The Team
Who help to keep the Mersey Beat site ticking

   

As with the original Mersey Beat newspaper, I tend to encourage the musicians themselves to write their own histories, conveying their own experience what it was like to be a musician in the days of the Mersey Sound.

I also built up a team of photographers, columnists and feature writers and intend to do the same with the Mersey Beat website.

Here are some of the important people who are part of the new Mersey Beat team:

David Maggin of Triumph PC Group, Washington, DC David Maggin, head of Triumph PC, is the person who has really helped me more than anyone else to realize the dream of presenting the authentic story of the Mersey Sound online via the Mersey Beat site, which his team designed and maintains.
David writes:
“Mersey Beat's re-emergence into today's corporate-driven music machine is nothing short of a Second Coming for those who weren't around to witness Mersey Beat's profound power during the original British Invasion. We were pleased to assist Bill in giving Mersey Beat the special home on the Web that a magazine of its stature deserves. I believe the new Mersey Beat captures the vibrant originality of the iconic 1960s entertainment paper, but with a more modern, 21st-Century look and feel.”
Triumph PC is a Washington, DC-based technology company specializing in Persona-Bots™—Artificial Intelligence-based logic engines inhabited with unique and authentic human personalities using the subject's own words. They also publish one of the hottest magazines on the Web today: psst! magazine, for which Bill Harry is a regular contributor.

The Pete Best Four colorized by Geoff GeffersGeoff Geffers will be enhancing photographs from the pages of Mersey Beat which have deteriorated through age. Geoff will also be colorizing specific photos. Here is an example of his colorization of a Pete Best Four photograph and Geoff’s background in his own words: “I was born in Hendon, London, above the Watford Way, and grew up listening to Sixties music. I was a games programmer when micros first appeared in the UK - in the late 1970's - right the way through to the late 1980's. I wrote two rather obscure books about different home computers, and had a multitude of games published. During the 90's I worked for a company producing multimedia applications, working closely with audio and video on very limited hardware. I worked on Video CD players, and Internet set top boxes, and traveled to the Far East and America as a troubleshooter.
In the middle 1990's I became interested in working with images - restoring photographs, colorizing them, and also writing little utilities for audio work, such as "Addawav". I work for a small telecoms company now, and have written various pieces of software that TV stations use to display text messages from mobile phones. Outside of work, I love music and theatre and enjoy traveling, when I get the chance, especially to France. These days, I tend to listen to jazz and classical more than any other type of music. I live alone in an incredibly untidy house with far too many books and CD's.”

Also on the photographic side is Kathy McCabe.
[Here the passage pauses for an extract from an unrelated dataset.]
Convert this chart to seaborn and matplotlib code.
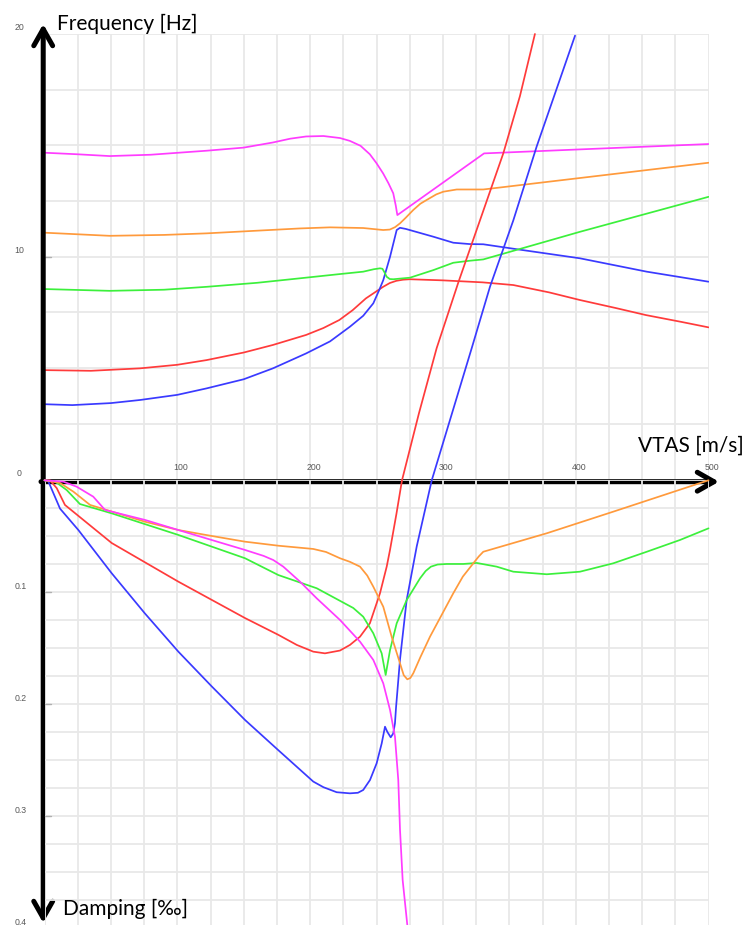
import matplotlib
matplotlib.use("Agg")
import matplotlib.pyplot as plt
from matplotlib.patches import FancyArrowPatch
from matplotlib.ticker import MultipleLocator
from matplotlib.transforms import offset_copy
import pandas as pd
import seaborn as sns

# ---------------------------------------------------------------------------
# Modal frequencies [Hz] against true airspeed VTAS [m/s]
# ---------------------------------------------------------------------------
v_freq_red = [0, 35, 72, 100, 122, 150, 172, 197, 210, 222, 232, 242, 250, 255, 260, 265,
              270, 275, 300, 330, 353, 380, 403, 430, 453, 480, 500]
f_red = [4.91, 4.88, 4.99, 5.15, 5.36, 5.7, 6.04, 6.49, 6.8, 7.16, 7.6, 8.13, 8.45, 8.65,
         8.82, 8.92, 8.97, 8.99, 8.94, 8.85, 8.73, 8.4, 8.06, 7.7, 7.38, 7.07, 6.83]

v_freq_blue = [0, 21, 50, 72, 100, 122, 150, 172, 197, 215, 230, 240, 247.6, 252, 255.1,
               260.2, 265.2, 267.7, 272, 292.8, 307.8, 320, 330.4, 360, 403.2, 453.5, 500]
f_blue = [3.38, 3.34, 3.43, 3.57, 3.8, 4.09, 4.5, 4.99, 5.66, 6.2, 6.86, 7.35, 7.91, 8.5,
          8.95, 10.0, 11.2, 11.3, 11.25, 10.9, 10.63, 10.57, 10.56, 10.3, 9.93, 9.33, 8.88]

v_freq_green = [0, 49, 90, 122, 160, 192, 222, 240, 248, 252.6, 254.5, 256, 257.7, 260,
                262.7, 268, 275.2, 292.8, 307.8, 320, 330.4, 403.2, 500]
f_green = [8.55, 8.47, 8.52, 8.65, 8.83, 9.03, 9.22, 9.33, 9.44, 9.48, 9.46, 9.3, 9.1, 9.0,
           8.99, 9.02, 9.06, 9.4, 9.73, 9.82, 9.88, 11.12, 12.69]

v_freq_orange = [0, 49, 90, 122, 160, 192, 215, 240, 255, 260, 264, 267.7, 272, 277.7, 283,
                 287.8, 295, 300.3, 310.4, 330.4, 500]
f_orange = [11.08, 10.94, 10.98, 11.05, 11.17, 11.27, 11.32, 11.29, 11.2, 11.22, 11.33, 11.5,
            11.75, 12.1, 12.38, 12.55, 12.8, 12.92, 13.02, 13.02, 14.22]

v_freq_magenta = [0, 25, 49, 80, 122, 150, 172, 185, 197, 210, 222.5, 230, 238, 245, 250,
                  255, 259, 262.6, 264.5, 265.7, 331, 500]
f_magenta = [14.67, 14.6, 14.52, 14.58, 14.76, 14.9, 15.13, 15.3, 15.40, 15.42, 15.33, 15.2,
             14.98, 14.6, 14.2, 13.74, 13.3, 12.85, 12.3, 11.87, 14.64, 15.06]

# ---------------------------------------------------------------------------
# Modal damping [per mille] against VTAS; negative values = unstable branch
# ---------------------------------------------------------------------------
v_damp_red = [0, 4.1, 9.2, 15.4, 50.6, 100.8, 151, 176.1, 190, 202.4, 211.2, 222.5, 230,
              237.6, 245, 252.6, 257.7, 260.2, 265, 269.2, 282, 295.3, 312, 328, 345.5,
              358, 369.3]
d_red = [0, 0.0, 0.007, 0.022, 0.056, 0.0905, 0.123, 0.138, 0.147, 0.153, 0.1545, 0.152,
         0.147, 0.1396, 0.1277, 0.101, 0.077, 0.062, 0.03, 0.0, -0.06, -0.118, -0.178,
         -0.2324, -0.292, -0.343, -0.3985]

v_damp_blue = [0, 2.9, 11.7, 25.5, 50.6, 75.7, 100.8, 125.9, 151, 176.1, 202.4, 210, 220,
               230, 236, 240, 245.1, 250.1, 253.9, 256.4, 258.1, 260.7, 262.6, 263.9, 264.7,
               267.7, 272.7, 280.3, 291.6, 321.7, 335.5, 353, 370.6, 399.5]
d_blue = [0, 0.001, 0.0253, 0.0444, 0.083, 0.119, 0.153, 0.184, 0.214, 0.241, 0.269, 0.274,
          0.2785, 0.2795, 0.279, 0.2765, 0.2676, 0.2527, 0.235, 0.22, 0.2245, 0.2295, 0.226,
          0.217, 0.203, 0.160, 0.107, 0.059, 0.0, -0.118, -0.173, -0.232, -0.298, -0.397]

v_damp_green = [0, 7.9, 16.7, 26.7, 50.6, 100.8, 151, 176.1, 205, 232.5, 240, 247.6, 253.9,
                256.9, 260.2, 265.2, 272.7, 282.8, 287, 291, 296, 302.9, 315.4, 325.5, 340.5,
                353, 378.2, 403.2, 428.3, 453.5, 478.5, 500]
d_green = [0, 0.001, 0.0087, 0.0212, 0.0295, 0.0488, 0.0696, 0.0846, 0.0964, 0.114, 0.1218,
           0.1366, 0.1545, 0.1738, 0.1515, 0.1277, 0.107, 0.0875, 0.081, 0.0771, 0.0752,
           0.0747, 0.0747, 0.0738, 0.0771, 0.0816, 0.0839, 0.0816, 0.0741, 0.0638, 0.0533,
           0.0429]

v_damp_orange = [0, 11.7, 21.7, 34.3, 46.8, 75.7, 100.8, 125.9, 151, 176.1, 202.4, 212,
                 222.5, 230, 237.6, 243, 247.6, 255.1, 261.4, 267.7, 270.5, 273.2, 275.5,
                 277.7, 283, 290.3, 307.8, 315, 322.9, 327, 330.4, 378.2, 428.3, 500]
d_orange = [0, 0.0024, 0.0101, 0.022, 0.0265, 0.037, 0.0444, 0.0497, 0.0548, 0.0584, 0.0613,
            0.064, 0.0696, 0.0728, 0.0771, 0.085, 0.095, 0.1129, 0.1396, 0.1634, 0.174,
            0.1777, 0.1765, 0.1723, 0.158, 0.1396, 0.1009, 0.086, 0.0741, 0.068, 0.0638,
            0.0473, 0.028, 0.0]

v_damp_magenta = [0, 14.2, 24.2, 36.7, 45.6, 75.7, 100.8, 125.9, 151, 165, 172.3, 179.8,
                  192.4, 205, 222.5, 237.6, 247.6, 255.1, 260.2, 263.9, 266.4, 267.7, 269.7,
                  273.2]
d_magenta = [0, 0.0012, 0.0057, 0.0146, 0.0265, 0.0354, 0.0444, 0.0533, 0.0622, 0.0675,
             0.0712, 0.0771, 0.0905, 0.1054, 0.1247, 0.1441, 0.1604, 0.1813, 0.2051, 0.2289,
             0.2676, 0.312, 0.357, 0.397]

mode_colors = {"red": "#ff3b3b", "blue": "#3a3aff", "green": "#3cf03c",
               "orange": "#ff9a3c", "magenta": "#ff3cff"}

x_tick_values = [100, 200, 300, 400, 500]
freq_tick_values = [0, 10, 20]
damp_tick_values = [0.1, 0.2, 0.3, 0.4]


def long_frame(series):
    rows = []
    for mode, (xs, ys) in series.items():
        rows += [{"mode": mode, "vtas": a, "value": b} for a, b in zip(xs, ys)]
    return pd.DataFrame(rows)


freq_df = long_frame({
    "red": (v_freq_red, f_red), "blue": (v_freq_blue, f_blue),
    "green": (v_freq_green, f_green), "orange": (v_freq_orange, f_orange),
    "magenta": (v_freq_magenta, f_magenta),
})
damp_df = long_frame({
    "red": (v_damp_red, d_red), "blue": (v_damp_blue, d_blue),
    "green": (v_damp_green, d_green), "orange": (v_damp_orange, d_orange),
    "magenta": (v_damp_magenta, d_magenta),
})

sns.set_style("white")
plt.rcParams["font.family"] = ["Liberation Sans", "DejaVu Sans"]

W, H = 742, 925
fig = plt.figure(figsize=(W / 100, H / 100), dpi=100)
left, right = 44.5 / W, 708.5 / W
ax_f = fig.add_axes([left, (H - 479.5) / H, right - left, (479.5 - 34) / H])
ax_d = fig.add_axes([left, (H - 928.3) / H, right - left, (928.3 - 480.3) / H])

grid_kw = dict(color="#e8e8e8", linewidth=1.3)
for ax in (ax_f, ax_d):
    ax.patch.set_alpha(0)
    for s in ax.spines.values():
        s.set_visible(False)
    ax.set_xlim(0, 500)
    ax.xaxis.set_major_locator(MultipleLocator(25))
    ax.tick_params(which="both", length=0, labelbottom=False, labelleft=False)
    ax.grid(True, **grid_kw)

ax_f.set_ylim(0, 20)
ax_f.yaxis.set_major_locator(MultipleLocator(2.5))
ax_d.set_ylim(0.4, 0)
ax_d.yaxis.set_major_locator(MultipleLocator(0.025))
ax_d.set_zorder(ax_f.get_zorder() + 1)

line_kw = dict(x="vtas", y="value", hue="mode", palette=mode_colors, estimator=None,
               sort=False, legend=False, linewidth=1.25)
sns.lineplot(data=freq_df, ax=ax_f, **line_kw)
sns.lineplot(data=damp_df, ax=ax_d, **line_kw)
for ax in (ax_f, ax_d):
    for line in ax.lines:
        line.set_solid_joinstyle("round")
    ax.set_xlabel("")
    ax.set_ylabel("")
for line in ax_d.lines:
    line.set_clip_on(False)

# tick labels
tick_kw = dict(fontsize=6.3, color="#595959", ha="center", va="center")
for v in x_tick_values:
    ax_f.text(v, 0, f"{v}", transform=offset_copy(ax_f.transData, fig, x=3.5, y=12.5, units="dots"),
              **tick_kw)
for f in freq_tick_values:
    ax_f.text(0, f, f"{f}", transform=offset_copy(ax_f.transData, fig, x=-25, y=6, units="dots"),
              **tick_kw)
for d in damp_tick_values:
    ax_d.text(0, d, f"{d:g}", transform=offset_copy(ax_d.transData, fig, x=-24, y=6, units="dots"),
              clip_on=False, **tick_kw)

# small grey tick stubs on the vertical axis
for f in freq_tick_values[1:2]:
    ax_f.plot([0, 5], [f, f], color="#b0b0b0", lw=1.0, clip_on=False)
for d in damp_tick_values[:3]:
    ax_d.plot([0, 5], [d, d], color="#b0b0b0", lw=1.0, clip_on=False)

# axis arrows
arrow_kw = dict(color="black", lw=3.6, shrinkA=0, shrinkB=0, mutation_scale=20,
                capstyle="round", joinstyle="round", transform=None)
fig.add_artist(FancyArrowPatch((43.2, H - 923), (43.2, H - 24),
                               arrowstyle="<->,head_length=0.6,head_width=0.34", **arrow_kw))
fig.add_artist(FancyArrowPatch((41, H - 481.7), (719, H - 481.7),
                               arrowstyle="->,head_length=0.6,head_width=0.34", **arrow_kw))

# axis titles
title_kw = dict(fontsize=15, family=["Lato", "DejaVu Sans"], color="black", va="baseline")
fig.text(57 / W, 1 - 30 / H, "Frequency [Hz]", **title_kw)
fig.text(638 / W, 1 - 452 / H, "VTAS [m/s]", **title_kw)
fig.text(63 / W, 1 - 915 / H, "Damping [\u2030]", **title_kw)

fig.savefig("out.png", dpi=100)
Kathy lives in Baltimore, Maryland in the U.S. and is an award-winning photographer whose recent work can be seen on both Liverpool Express CDs: ‘The Best of Liverpool Express’ and ‘Once Upon a Time.’ For the past several years she has worked as the band’s publicist. The Washington Post and other newspapers in the US and Europe have published her photos with subjects varying from musical artists to nature to natural disasters.